Print the lines starting at the line containing "Give me the matplotlib source for this chart." and ending at the line containing "from matplotlib.ticker import FuncFormatter", exactly and in full, without the pictures.

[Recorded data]
* * *
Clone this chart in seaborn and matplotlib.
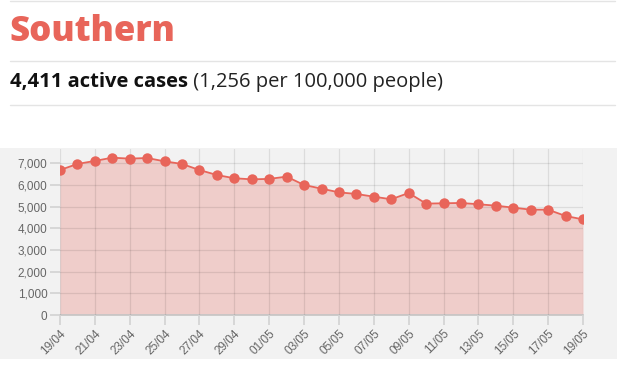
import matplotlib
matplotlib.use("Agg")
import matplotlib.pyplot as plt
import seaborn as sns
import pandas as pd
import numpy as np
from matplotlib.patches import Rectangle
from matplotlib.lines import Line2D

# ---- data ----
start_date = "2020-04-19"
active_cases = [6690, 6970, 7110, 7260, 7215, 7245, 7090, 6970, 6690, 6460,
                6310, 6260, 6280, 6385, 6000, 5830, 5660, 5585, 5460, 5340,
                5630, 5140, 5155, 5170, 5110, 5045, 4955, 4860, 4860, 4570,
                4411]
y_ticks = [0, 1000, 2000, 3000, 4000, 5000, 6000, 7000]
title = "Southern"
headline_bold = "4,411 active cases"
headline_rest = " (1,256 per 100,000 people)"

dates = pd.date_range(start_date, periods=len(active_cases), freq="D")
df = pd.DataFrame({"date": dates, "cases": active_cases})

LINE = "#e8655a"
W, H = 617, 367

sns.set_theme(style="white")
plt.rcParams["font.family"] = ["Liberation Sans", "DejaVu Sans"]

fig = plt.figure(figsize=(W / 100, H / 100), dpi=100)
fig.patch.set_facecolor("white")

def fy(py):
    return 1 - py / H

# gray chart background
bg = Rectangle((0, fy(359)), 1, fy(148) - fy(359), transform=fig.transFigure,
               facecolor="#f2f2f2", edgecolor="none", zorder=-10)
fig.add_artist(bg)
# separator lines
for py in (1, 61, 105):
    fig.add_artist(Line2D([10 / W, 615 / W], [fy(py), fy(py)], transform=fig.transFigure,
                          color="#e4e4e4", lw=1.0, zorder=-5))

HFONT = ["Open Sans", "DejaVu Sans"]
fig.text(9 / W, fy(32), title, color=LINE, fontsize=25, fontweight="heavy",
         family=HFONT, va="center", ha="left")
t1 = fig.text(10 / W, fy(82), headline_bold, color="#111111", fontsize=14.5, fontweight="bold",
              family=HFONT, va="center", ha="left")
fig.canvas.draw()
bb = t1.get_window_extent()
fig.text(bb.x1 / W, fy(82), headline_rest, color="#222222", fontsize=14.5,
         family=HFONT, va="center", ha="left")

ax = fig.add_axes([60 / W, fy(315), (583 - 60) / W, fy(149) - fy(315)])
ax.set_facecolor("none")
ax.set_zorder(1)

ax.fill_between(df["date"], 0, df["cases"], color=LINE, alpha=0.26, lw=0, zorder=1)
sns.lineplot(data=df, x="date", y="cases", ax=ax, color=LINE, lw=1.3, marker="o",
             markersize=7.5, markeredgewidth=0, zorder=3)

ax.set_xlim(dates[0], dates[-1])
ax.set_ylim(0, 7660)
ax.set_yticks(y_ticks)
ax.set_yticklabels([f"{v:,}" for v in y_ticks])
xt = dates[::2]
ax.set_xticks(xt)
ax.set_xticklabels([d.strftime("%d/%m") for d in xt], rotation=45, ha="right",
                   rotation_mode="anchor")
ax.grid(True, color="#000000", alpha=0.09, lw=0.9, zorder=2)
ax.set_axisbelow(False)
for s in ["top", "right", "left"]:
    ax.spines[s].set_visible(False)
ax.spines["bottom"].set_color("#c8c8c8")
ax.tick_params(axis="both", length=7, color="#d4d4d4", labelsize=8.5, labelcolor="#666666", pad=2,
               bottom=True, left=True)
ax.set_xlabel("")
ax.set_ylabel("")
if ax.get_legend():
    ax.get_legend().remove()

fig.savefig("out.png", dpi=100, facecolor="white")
* * *
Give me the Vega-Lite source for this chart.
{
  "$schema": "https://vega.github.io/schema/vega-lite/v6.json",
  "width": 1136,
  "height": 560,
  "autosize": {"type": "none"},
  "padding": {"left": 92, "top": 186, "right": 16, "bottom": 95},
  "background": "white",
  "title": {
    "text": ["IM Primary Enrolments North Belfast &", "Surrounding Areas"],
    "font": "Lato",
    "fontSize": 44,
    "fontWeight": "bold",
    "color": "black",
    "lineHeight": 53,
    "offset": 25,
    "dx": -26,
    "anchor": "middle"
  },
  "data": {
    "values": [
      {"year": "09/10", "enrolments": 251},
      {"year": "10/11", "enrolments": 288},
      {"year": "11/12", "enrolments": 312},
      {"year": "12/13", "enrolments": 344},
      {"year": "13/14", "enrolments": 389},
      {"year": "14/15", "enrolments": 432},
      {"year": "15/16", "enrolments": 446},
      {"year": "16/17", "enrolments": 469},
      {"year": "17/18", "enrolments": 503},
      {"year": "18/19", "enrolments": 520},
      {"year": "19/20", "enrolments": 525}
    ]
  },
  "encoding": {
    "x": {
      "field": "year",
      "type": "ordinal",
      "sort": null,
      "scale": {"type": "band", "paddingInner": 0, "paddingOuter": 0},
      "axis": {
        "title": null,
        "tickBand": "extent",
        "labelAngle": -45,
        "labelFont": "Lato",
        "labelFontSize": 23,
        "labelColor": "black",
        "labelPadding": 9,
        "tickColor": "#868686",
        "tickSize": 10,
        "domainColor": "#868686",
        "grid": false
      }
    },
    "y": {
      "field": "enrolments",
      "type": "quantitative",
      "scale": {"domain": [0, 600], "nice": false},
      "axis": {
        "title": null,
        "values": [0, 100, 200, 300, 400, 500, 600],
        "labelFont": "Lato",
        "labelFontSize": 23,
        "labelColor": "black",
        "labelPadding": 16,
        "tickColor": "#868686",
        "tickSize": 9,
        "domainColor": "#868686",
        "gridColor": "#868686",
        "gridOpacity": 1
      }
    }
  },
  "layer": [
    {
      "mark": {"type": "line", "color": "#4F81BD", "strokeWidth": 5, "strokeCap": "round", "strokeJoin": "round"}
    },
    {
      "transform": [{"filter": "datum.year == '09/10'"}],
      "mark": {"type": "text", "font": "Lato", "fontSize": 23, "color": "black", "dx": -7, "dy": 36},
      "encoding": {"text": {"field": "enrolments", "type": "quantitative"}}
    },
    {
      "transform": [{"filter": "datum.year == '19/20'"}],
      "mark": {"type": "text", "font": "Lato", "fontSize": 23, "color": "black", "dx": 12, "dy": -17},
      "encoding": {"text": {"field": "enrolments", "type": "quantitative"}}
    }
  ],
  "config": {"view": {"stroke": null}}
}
* * *
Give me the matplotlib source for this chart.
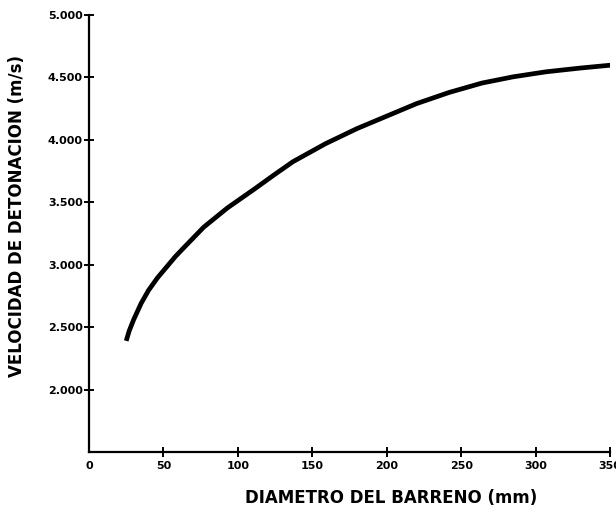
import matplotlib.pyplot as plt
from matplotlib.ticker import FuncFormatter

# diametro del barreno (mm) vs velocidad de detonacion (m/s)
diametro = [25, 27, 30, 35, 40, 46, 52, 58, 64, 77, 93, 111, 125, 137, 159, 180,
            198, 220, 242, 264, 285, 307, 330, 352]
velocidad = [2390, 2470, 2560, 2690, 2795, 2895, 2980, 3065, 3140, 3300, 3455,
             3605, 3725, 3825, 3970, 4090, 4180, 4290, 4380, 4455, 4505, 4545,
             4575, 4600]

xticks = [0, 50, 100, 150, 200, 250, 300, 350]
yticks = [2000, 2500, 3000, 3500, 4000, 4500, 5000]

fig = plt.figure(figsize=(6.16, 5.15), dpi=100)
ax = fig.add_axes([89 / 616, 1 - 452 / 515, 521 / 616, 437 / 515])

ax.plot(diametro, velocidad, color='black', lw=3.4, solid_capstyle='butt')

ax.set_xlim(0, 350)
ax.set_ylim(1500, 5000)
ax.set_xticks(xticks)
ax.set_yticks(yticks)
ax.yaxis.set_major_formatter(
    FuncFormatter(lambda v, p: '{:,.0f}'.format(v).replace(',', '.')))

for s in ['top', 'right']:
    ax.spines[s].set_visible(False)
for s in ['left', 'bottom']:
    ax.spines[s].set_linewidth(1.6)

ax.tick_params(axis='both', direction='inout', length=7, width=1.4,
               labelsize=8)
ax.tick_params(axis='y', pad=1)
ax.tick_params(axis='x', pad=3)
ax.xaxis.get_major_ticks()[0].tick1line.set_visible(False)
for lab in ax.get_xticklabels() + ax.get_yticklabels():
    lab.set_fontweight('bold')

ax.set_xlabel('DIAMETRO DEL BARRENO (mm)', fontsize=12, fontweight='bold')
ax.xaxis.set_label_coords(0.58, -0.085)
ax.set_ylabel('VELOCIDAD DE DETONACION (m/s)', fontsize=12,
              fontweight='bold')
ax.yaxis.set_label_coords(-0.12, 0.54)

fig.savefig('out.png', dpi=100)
* * *
*Solution for this exercise*.
Give me the matplotlib source for this chart.
import matplotlib.pyplot as plt
from matplotlib.ticker import FuncFormatter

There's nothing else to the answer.